* _Source data_
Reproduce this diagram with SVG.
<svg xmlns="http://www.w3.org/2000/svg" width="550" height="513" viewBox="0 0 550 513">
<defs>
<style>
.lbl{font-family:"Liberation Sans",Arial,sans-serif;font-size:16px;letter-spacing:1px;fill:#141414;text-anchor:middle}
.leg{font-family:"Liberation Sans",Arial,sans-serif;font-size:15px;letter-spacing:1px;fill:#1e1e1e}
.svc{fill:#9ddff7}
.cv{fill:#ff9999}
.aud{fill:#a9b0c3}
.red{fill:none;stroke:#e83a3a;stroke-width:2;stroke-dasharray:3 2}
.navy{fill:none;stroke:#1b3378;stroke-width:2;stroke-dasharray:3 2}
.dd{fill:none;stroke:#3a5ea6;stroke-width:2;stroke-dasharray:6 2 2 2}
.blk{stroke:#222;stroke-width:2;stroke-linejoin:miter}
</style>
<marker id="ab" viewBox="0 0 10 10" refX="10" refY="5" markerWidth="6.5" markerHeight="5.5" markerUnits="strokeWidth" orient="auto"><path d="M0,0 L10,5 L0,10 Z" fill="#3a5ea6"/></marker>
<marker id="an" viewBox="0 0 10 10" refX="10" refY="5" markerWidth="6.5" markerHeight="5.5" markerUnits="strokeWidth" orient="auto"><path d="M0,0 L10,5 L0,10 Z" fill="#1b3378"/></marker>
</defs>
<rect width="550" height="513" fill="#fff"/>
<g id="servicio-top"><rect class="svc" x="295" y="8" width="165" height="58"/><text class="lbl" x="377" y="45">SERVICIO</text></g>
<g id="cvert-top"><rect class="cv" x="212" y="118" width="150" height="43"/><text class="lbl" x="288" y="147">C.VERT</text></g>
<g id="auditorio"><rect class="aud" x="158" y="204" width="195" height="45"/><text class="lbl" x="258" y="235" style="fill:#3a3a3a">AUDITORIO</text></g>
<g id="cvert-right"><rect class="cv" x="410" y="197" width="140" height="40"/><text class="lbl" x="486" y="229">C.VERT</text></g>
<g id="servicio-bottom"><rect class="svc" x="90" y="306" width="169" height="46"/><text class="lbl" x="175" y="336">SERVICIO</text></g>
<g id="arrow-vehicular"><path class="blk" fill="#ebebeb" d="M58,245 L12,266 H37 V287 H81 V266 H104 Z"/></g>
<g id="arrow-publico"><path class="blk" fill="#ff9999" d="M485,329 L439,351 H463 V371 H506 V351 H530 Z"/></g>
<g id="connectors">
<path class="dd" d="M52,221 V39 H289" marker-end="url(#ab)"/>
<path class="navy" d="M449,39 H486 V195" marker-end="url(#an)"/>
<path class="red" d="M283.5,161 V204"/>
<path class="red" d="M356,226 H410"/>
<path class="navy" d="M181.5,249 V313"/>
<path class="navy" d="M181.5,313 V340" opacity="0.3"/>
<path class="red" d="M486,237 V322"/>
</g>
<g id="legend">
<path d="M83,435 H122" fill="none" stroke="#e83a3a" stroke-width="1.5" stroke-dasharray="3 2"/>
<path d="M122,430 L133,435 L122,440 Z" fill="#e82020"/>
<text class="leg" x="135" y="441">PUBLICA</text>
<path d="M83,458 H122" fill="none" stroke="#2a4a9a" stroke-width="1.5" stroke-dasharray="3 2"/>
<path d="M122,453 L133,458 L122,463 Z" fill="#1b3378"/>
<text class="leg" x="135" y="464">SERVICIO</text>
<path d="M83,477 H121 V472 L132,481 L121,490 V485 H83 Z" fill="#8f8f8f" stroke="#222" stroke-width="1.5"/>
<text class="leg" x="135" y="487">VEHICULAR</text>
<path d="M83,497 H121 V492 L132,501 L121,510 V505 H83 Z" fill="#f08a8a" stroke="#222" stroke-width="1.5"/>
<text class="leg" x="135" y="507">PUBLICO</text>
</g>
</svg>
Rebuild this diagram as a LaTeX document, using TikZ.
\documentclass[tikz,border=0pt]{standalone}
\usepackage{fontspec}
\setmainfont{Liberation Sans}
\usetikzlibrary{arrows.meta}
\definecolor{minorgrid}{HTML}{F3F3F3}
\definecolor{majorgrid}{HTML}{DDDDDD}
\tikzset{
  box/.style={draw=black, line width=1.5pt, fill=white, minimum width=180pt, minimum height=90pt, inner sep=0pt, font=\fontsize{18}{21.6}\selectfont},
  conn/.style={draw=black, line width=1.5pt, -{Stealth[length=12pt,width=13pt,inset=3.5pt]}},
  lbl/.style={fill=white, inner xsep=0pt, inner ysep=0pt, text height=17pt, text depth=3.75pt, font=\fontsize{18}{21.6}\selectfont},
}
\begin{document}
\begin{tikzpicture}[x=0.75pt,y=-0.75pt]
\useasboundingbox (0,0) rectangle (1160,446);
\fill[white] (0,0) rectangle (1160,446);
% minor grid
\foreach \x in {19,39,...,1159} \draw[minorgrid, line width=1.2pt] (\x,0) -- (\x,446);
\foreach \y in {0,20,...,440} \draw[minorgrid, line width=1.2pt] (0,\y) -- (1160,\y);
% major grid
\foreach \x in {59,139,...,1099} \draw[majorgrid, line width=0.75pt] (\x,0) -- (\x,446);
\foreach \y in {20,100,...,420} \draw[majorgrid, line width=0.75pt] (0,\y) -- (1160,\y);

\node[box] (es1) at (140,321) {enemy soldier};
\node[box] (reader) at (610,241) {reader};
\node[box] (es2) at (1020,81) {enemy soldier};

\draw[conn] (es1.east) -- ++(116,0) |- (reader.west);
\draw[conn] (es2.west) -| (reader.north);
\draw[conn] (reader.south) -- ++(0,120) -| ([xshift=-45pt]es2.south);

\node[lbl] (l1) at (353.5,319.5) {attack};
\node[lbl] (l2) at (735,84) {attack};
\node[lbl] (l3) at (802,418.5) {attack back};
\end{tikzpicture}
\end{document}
--
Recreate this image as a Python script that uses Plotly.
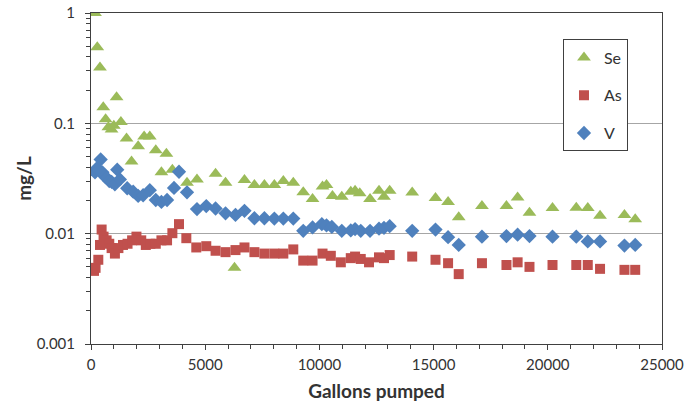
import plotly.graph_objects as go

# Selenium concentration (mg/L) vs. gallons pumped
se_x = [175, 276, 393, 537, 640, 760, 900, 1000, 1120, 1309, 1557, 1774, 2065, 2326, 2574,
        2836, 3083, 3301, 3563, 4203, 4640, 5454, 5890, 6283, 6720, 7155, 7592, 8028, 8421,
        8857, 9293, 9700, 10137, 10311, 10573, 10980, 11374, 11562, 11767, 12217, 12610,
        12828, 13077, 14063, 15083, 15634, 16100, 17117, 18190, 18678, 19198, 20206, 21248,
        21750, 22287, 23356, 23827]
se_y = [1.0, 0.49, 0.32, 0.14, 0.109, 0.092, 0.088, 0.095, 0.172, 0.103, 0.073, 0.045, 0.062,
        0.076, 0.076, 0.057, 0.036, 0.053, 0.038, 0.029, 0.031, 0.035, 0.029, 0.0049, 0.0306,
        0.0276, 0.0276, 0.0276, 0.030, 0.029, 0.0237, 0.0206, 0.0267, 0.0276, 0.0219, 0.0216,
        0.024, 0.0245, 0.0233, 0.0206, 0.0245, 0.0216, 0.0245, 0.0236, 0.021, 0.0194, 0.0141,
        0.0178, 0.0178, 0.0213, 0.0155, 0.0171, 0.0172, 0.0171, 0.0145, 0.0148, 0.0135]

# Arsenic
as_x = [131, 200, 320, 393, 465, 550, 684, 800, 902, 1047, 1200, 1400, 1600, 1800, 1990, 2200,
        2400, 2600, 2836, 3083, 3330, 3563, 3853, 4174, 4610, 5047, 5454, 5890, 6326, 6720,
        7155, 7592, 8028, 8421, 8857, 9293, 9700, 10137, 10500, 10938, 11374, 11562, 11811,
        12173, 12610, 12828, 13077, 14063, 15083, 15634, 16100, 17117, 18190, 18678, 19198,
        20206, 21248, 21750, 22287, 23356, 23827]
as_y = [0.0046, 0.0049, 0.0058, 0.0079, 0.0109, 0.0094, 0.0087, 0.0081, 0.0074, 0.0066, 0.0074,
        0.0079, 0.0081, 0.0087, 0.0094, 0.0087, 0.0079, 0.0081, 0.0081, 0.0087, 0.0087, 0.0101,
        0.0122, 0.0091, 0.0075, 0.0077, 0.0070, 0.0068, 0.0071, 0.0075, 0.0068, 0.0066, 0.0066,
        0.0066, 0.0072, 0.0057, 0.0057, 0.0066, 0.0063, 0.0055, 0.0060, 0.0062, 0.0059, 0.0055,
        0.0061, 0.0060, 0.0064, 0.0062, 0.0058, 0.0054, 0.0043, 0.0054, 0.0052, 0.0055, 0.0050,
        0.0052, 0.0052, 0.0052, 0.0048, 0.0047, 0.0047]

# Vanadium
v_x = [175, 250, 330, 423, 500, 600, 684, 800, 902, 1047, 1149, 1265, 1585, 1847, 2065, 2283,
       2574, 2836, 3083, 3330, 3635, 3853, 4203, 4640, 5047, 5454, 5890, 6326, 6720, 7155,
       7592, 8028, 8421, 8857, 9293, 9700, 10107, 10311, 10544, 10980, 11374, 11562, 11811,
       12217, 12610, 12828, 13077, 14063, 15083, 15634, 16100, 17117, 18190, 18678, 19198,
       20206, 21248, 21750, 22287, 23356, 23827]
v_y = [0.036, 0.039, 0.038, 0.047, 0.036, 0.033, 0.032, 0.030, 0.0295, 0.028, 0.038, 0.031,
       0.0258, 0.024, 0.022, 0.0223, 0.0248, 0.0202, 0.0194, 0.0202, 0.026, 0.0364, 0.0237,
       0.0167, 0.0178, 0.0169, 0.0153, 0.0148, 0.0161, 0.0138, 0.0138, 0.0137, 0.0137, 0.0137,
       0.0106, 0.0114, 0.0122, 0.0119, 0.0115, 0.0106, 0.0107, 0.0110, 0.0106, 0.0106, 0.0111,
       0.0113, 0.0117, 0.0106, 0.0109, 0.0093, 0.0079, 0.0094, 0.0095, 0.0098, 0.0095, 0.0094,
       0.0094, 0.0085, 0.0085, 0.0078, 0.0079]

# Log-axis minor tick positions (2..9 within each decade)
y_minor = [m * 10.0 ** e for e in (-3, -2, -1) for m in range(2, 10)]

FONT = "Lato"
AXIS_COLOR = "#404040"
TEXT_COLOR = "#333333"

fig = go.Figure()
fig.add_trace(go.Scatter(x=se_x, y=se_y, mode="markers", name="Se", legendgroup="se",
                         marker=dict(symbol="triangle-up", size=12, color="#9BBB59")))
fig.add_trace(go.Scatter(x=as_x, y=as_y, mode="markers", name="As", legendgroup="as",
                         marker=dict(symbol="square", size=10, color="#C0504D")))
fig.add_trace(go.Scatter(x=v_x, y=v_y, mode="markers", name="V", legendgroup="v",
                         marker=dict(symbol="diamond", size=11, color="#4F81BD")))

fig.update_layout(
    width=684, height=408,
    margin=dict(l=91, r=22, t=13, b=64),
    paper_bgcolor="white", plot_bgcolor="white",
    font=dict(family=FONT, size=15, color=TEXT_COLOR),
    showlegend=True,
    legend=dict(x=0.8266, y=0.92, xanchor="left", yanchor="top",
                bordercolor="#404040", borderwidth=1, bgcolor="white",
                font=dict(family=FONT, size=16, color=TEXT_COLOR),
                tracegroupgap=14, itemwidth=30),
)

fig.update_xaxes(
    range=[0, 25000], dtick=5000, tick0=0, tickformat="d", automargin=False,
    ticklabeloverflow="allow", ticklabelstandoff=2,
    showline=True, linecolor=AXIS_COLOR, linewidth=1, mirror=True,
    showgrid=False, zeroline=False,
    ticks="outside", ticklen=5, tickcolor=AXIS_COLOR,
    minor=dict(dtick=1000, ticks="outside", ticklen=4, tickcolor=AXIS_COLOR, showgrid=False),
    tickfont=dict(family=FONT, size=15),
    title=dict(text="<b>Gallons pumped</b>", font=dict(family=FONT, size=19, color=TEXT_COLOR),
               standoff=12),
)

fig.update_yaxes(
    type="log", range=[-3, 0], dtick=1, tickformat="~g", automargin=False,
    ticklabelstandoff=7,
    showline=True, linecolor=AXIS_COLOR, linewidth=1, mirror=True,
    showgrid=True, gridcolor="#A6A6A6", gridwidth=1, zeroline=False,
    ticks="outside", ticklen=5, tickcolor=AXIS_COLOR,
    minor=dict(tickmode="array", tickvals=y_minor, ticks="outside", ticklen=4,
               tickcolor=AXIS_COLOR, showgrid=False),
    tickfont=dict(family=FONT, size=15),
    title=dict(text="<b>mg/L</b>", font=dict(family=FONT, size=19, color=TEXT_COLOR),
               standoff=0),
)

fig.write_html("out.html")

* _Written task_
Give again, exactly as written above, every line from the one holding "Recreate this image" to the one holding "import plotly.graph_objects as go", with both ends kept and the pictures left out.

* _Solution to this exercise_
Recreate this image as a Python script that uses Plotly.
import plotly.graph_objects as go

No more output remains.